Look, I don't ask for much.
Ok, that's not true. I ask for a lot, but I don't get it, and then I pretend that I'm fine with that. But still, I'm not asking George Clooney to stop dating models for me. I'm just maybe thinking that at some point, I'd like to meet a man with whom I can have semi-interesting conversation. It doesn't even have to be often. I'm an independent woman—I'm not looking for a caregiver, a father figure or a bank roll. But there is a romantic streak deeply hidden inside me (deeply, deeply, deeply hidden). So, when I got a pop-up from another friend on Facebook that had the magic words "soulmate" and "survey" during a long morning at work, I thought, "Why not?"
So, I took the survey called "When will you meet your soulmate?"
I thought it was a valid question since I feel like I've been alive a while now, and that soulmate should be popping up any day now. Also, a girl has to be ready, and I've been putting off getting my roots done, have some upcoming charity events and work keeps threatening to bring me back to New York. I thought for planning purposes alone, I should check to see what soulmate's schedule looks like.
Naturally, I opened the survey and began at the beginning.

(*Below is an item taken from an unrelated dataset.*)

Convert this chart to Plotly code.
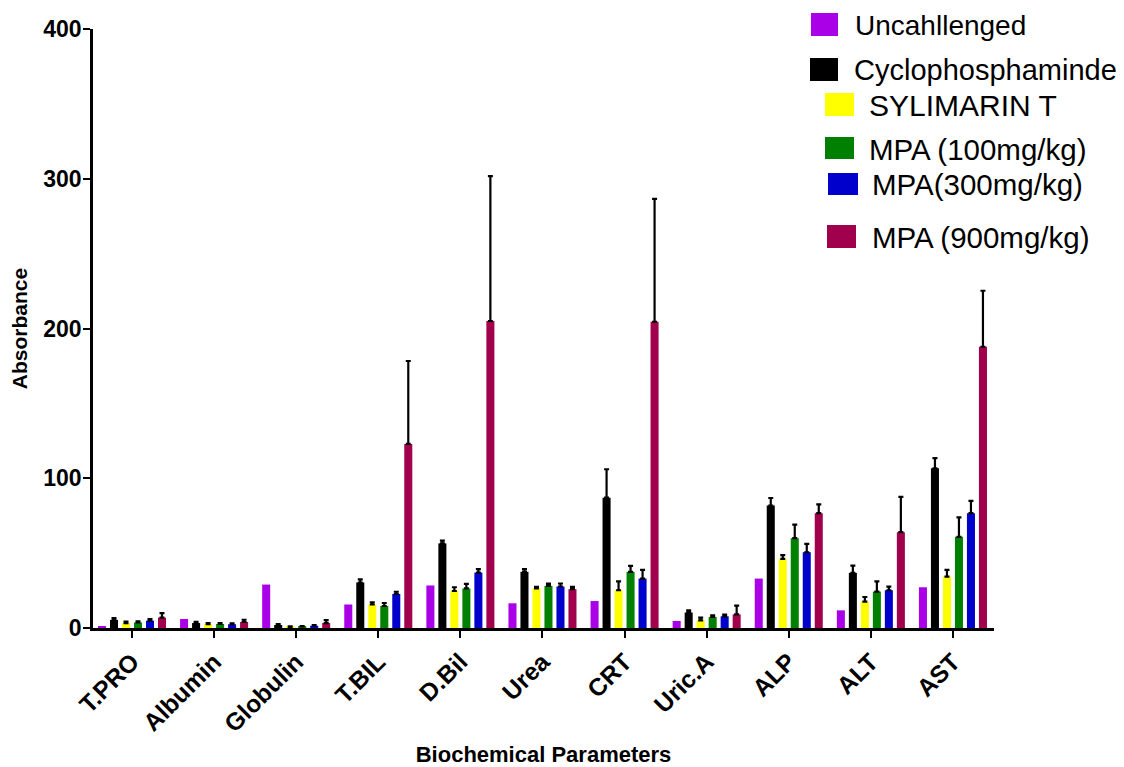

It was just staring me in the face: "When do you want to get married?" Simple enough question—clearly designed by children who still have hope that they have any control over that sort of thing, but a simple enough question. Unfortunately, it was also a question I couldn't answer. You see, the survey had a multiple choice option with a set of age spans. The problem? The oldest age span on the survey was 5 years YOUNGER than I already am. In essence, it was telling me that someone as aged as I am, should have either met the man, or I never actually had shot at meeting him. Either way, I am out of luck. Thanks for playing.